28 women elected to Upper House, a postwar record-high

  • July 11, 2016
  • , Mainichi evening edition , p. 3
  • Translation

Of the 96 women who ran in the Upper House elections, 28 were elected, setting a record-high for the postwar period. This represents 23.1% of the 121 seats up for election.


Some 17 women – the highest number ever – were elected in the constituency vote. Women took two of the seats in Tokyo (six seats up for election) and two in Osaka (four seats up for election). A total of 11 women were elected in the proportional representation vote.

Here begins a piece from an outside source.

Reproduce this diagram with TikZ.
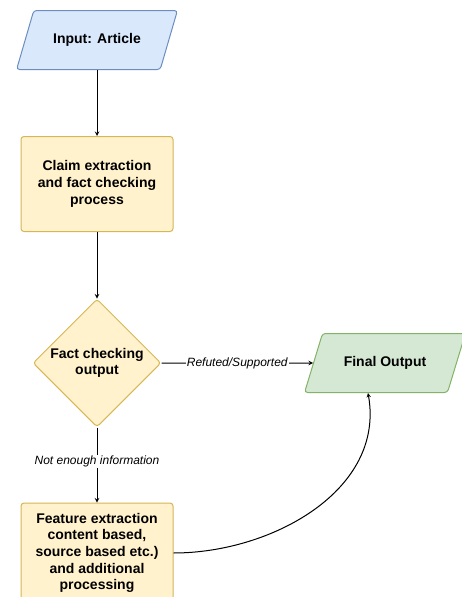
\documentclass[tikz,border=0pt]{standalone}
\usepackage{fontspec}
\setmainfont{Liberation Sans}
\usepackage{tikz}
\usetikzlibrary{shapes.geometric, arrows, positioning}
\definecolor{ioBlueFill}{HTML}{DAE8FC}
\definecolor{ioBlueDraw}{HTML}{6C8EBF}
\definecolor{procFill}{HTML}{FFF2CC}
\definecolor{procDraw}{HTML}{D6B656}
\definecolor{outFill}{HTML}{D5E8D4}
\definecolor{outDraw}{HTML}{82B366}
\tikzstyle{ioNode} = [trapezium, trapezium stretches=true, trapezium left angle=57, trapezium right angle=123, minimum width=161pt, minimum height=59pt, rounded corners=3pt, line width=1pt, font=\fontsize{14}{16.7}\selectfont\bfseries, text centered]
\tikzstyle{ioNodeB} = [ioNode, draw=ioBlueDraw, fill=ioBlueFill]
\tikzstyle{ioNodeG} = [ioNode, draw=outDraw, fill=outFill]
\tikzstyle{recNode} = [rectangle, minimum width=152pt, minimum height=95pt, align=center, rounded corners=3pt, line width=1pt, draw=procDraw, fill=procFill, font=\fontsize{14}{16.7}\selectfont\bfseries]
\tikzstyle{decNode} = [diamond, minimum size=128pt, inner sep=0pt, align=center, rounded corners=3pt, line width=1pt, draw=procDraw, fill=procFill, font=\fontsize{14}{16.7}\selectfont\bfseries]
\tikzstyle{arrow} = [line width=1pt,->,>=stealth,draw=black]
\tikzstyle{edgeLabel} = [fill=white, inner sep=1pt, font=\fontsize{12}{14}\selectfont\itshape]

\begin{document}
\begin{tikzpicture}[x=1pt, y=1pt]
        \useasboundingbox (0,0) rectangle (461,-597);
        \node (input) [ioNodeB] at (97,-40) {Input: Article};
        \node (claim) [recNode, below of=input, node distance=144pt] {Claim extraction\\and fact checking\\process};
        \node (check) [decNode, below of=claim, node distance=179pt] {Fact checking\\output};
        \node (feature) [recNode, below of=check, node distance=190pt, minimum height=100pt] {Feature extraction\\content based,\\source based etc.)\\and additional\\processing};
        \node (final) [ioNodeG, right of=check, node distance=288pt] {Final Output};

        \draw [arrow] (input) -- (claim);
        \draw [arrow] (claim) -- (check);
        \draw [arrow] (check) -- node [edgeLabel] {Refuted/Supported} (final);
        \draw [arrow] (check) -- node [edgeLabel, pos=0.45] {Not enough information} (feature);
        \draw [arrow] (feature.east) to[out=0, in=-80, looseness=1] ([xshift=-17pt]final.south);
    \end{tikzpicture}
\end{document}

The Abe administration has set the goal of “having women make up 30% of those in leadership positions by 2020.” By political party, women made up 17.9% of the Liberal Democratic Party (LDP) candidates elected. LDP women won 10 seats, the highest number of any party, but they did not make up 30% of all LDP members elected.


All 3 women backed by the Komeito won, but they still made up only 21.4% of newly elected Komeito Diet members.


Of the 11 women running with Democratic Party backing, 7 took Upper House seats. The Japanese Communist Party fielded 20 female candidates, the most of any political party, but only 2 were elected.


Turning to other parties, women were elected as follows: Independent: 2; Initiatives from Osaka: 2; Social Democratic Party: 1; People’s Life Party: 1.